── DATA ──
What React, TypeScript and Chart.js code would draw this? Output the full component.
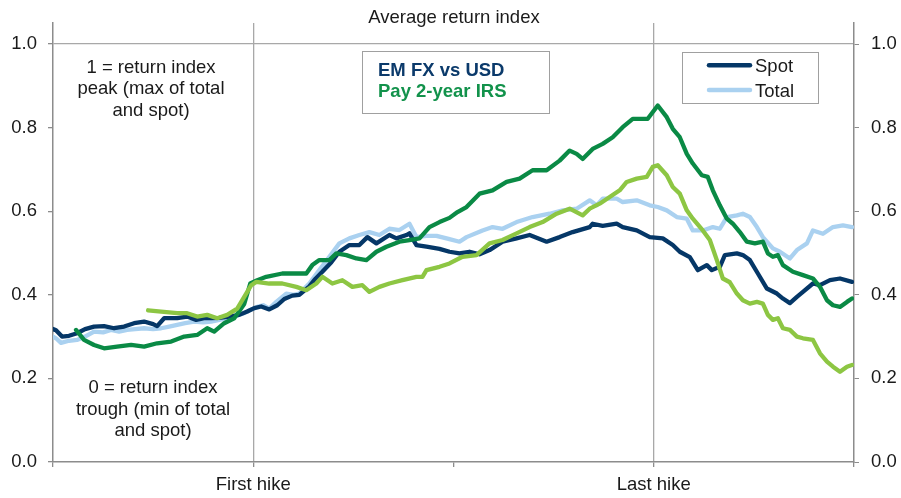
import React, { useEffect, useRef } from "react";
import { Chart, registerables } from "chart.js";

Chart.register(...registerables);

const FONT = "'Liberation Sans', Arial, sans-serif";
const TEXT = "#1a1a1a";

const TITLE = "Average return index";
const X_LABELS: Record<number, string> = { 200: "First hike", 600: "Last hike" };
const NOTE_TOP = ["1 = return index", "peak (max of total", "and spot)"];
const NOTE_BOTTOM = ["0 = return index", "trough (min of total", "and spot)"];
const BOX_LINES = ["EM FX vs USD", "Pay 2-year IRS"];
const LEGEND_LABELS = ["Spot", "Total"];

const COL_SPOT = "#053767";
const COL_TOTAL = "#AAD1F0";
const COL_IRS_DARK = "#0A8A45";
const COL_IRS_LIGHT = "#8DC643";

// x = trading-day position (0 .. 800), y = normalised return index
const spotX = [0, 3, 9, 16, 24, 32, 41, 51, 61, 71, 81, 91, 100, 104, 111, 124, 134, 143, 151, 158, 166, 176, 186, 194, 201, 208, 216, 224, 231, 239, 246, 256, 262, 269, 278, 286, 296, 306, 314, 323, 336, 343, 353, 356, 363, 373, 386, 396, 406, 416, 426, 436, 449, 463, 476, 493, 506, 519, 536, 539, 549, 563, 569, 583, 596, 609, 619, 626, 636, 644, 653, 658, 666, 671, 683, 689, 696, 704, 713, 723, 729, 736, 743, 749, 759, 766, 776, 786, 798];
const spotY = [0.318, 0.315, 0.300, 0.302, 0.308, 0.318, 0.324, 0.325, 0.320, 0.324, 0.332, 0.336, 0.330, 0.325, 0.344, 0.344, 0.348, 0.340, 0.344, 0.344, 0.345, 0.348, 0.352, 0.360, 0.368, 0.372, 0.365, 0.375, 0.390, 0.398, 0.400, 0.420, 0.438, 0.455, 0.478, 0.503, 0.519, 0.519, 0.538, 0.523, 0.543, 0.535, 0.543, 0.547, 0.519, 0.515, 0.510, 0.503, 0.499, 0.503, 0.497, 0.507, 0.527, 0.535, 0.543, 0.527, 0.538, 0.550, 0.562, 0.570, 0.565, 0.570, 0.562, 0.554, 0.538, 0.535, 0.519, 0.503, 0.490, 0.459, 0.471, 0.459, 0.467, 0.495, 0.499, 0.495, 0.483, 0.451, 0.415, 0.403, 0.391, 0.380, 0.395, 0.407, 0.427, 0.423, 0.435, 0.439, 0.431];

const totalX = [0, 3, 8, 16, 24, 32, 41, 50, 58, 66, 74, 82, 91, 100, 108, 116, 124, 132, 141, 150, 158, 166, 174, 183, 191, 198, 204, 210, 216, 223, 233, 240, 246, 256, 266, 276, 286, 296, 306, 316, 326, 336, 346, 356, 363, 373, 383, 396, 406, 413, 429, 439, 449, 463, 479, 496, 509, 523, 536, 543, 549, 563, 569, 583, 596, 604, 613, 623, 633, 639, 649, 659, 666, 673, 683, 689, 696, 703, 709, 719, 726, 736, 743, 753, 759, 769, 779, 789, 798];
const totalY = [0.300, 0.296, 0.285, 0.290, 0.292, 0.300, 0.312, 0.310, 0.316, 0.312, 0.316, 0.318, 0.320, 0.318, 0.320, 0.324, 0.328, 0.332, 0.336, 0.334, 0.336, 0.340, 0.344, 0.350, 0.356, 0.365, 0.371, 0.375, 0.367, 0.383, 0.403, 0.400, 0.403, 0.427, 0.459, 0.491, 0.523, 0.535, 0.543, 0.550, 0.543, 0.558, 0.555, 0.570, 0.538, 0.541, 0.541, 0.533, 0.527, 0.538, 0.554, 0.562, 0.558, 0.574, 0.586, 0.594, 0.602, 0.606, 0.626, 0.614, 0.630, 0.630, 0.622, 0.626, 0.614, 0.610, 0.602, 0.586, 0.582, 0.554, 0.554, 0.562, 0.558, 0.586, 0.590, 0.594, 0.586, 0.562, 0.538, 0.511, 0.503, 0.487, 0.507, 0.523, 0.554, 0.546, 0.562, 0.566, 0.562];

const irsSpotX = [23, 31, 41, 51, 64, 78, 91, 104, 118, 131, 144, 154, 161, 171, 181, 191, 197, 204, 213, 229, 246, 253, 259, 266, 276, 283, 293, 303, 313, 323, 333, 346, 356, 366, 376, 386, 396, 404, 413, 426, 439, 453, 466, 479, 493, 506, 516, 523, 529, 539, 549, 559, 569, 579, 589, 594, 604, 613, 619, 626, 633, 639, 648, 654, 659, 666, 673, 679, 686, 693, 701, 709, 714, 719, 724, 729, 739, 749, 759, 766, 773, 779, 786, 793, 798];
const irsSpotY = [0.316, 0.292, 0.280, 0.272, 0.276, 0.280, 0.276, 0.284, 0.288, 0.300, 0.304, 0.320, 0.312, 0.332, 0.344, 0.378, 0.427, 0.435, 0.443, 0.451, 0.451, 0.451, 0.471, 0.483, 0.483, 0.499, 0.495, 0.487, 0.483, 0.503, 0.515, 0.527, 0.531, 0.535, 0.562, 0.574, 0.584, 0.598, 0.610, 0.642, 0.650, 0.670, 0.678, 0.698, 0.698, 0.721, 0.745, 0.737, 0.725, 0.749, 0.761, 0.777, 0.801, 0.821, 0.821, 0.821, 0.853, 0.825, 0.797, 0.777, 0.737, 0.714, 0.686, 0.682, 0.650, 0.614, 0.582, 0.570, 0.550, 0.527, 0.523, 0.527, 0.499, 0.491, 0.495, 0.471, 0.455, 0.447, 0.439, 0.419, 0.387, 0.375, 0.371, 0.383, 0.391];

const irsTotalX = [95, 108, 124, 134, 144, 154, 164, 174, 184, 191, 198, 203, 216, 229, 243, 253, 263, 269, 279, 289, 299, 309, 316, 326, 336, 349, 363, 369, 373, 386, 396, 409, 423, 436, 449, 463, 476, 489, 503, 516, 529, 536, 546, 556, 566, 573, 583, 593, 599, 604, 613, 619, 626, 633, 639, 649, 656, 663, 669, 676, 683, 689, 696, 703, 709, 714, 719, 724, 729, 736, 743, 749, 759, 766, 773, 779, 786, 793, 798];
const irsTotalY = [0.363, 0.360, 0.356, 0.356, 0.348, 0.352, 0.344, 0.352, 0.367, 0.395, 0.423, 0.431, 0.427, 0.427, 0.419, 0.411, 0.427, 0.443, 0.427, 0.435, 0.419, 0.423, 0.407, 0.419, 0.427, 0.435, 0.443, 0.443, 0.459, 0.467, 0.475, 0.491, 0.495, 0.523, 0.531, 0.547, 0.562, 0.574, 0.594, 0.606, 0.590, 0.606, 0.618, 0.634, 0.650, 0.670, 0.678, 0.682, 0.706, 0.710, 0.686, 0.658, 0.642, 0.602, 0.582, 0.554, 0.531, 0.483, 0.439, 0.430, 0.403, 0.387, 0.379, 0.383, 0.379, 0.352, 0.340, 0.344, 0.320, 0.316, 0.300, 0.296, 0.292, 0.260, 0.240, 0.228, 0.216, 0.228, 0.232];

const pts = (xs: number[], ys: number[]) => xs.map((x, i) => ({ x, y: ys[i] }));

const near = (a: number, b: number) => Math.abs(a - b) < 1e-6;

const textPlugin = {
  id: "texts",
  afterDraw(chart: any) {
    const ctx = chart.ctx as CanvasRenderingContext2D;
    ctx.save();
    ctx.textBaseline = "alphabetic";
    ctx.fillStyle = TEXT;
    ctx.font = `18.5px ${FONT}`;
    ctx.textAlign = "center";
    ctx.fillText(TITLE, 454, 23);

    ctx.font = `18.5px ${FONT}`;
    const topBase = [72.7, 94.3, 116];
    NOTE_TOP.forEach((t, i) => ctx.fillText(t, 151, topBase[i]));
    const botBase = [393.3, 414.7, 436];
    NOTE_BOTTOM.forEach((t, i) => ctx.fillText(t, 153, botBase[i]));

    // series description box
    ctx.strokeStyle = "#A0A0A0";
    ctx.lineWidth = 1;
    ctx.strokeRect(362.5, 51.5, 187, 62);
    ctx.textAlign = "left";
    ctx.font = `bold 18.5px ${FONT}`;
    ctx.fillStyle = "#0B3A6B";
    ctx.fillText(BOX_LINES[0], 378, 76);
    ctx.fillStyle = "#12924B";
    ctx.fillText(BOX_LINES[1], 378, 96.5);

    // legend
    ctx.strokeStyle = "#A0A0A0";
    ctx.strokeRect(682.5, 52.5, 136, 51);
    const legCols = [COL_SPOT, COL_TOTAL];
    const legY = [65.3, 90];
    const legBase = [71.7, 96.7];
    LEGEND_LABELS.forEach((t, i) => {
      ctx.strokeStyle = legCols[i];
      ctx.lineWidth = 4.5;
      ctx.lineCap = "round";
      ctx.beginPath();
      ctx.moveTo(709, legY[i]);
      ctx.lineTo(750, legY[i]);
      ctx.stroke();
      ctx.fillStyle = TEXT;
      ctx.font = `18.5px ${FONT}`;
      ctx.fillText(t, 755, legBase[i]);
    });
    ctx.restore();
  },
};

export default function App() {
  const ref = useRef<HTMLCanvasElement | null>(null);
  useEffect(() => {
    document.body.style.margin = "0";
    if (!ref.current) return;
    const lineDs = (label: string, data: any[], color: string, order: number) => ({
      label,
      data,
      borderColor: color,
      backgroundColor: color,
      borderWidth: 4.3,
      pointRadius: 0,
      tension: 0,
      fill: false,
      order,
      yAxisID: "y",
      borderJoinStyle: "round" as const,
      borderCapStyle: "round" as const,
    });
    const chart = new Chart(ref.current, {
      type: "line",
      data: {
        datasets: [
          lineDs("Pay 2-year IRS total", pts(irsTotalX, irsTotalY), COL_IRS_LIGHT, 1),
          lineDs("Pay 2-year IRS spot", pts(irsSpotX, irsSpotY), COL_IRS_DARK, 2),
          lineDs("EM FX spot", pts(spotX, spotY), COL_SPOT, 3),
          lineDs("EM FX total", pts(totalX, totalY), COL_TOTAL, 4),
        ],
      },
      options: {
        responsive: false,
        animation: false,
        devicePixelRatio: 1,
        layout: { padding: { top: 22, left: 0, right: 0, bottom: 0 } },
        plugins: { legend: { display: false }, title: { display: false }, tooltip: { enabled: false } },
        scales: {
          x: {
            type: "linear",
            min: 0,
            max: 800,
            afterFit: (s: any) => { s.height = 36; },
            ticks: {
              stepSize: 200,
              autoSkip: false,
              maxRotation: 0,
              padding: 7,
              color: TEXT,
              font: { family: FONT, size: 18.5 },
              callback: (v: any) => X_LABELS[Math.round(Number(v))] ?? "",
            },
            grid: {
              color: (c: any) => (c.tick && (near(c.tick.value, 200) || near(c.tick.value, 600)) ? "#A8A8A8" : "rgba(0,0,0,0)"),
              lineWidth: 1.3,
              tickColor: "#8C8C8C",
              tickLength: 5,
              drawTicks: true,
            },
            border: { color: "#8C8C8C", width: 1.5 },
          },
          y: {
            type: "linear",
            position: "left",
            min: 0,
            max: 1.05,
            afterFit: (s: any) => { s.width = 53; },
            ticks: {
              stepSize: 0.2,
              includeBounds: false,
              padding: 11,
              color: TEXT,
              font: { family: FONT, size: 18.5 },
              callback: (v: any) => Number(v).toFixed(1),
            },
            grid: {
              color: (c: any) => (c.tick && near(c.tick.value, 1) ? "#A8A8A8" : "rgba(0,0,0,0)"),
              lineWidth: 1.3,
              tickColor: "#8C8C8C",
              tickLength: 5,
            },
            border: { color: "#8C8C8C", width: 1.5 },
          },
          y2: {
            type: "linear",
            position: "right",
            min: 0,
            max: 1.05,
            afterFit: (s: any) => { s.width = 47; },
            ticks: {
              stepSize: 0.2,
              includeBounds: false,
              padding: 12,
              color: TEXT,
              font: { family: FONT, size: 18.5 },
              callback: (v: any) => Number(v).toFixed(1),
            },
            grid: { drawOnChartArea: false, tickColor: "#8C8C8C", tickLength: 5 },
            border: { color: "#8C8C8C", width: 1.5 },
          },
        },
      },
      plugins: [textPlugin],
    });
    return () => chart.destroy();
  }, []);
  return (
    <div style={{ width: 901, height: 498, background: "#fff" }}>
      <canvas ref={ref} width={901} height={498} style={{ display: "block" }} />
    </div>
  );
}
───
• **WHAT IS ASKED**
Using the listing, collect all lines in which the string "React" is found.

• **ANSWER TO THE EXERCISE**
What React, TypeScript and Chart.js code would draw this? Output the full component.
import React, { useEffect, useRef } from "react";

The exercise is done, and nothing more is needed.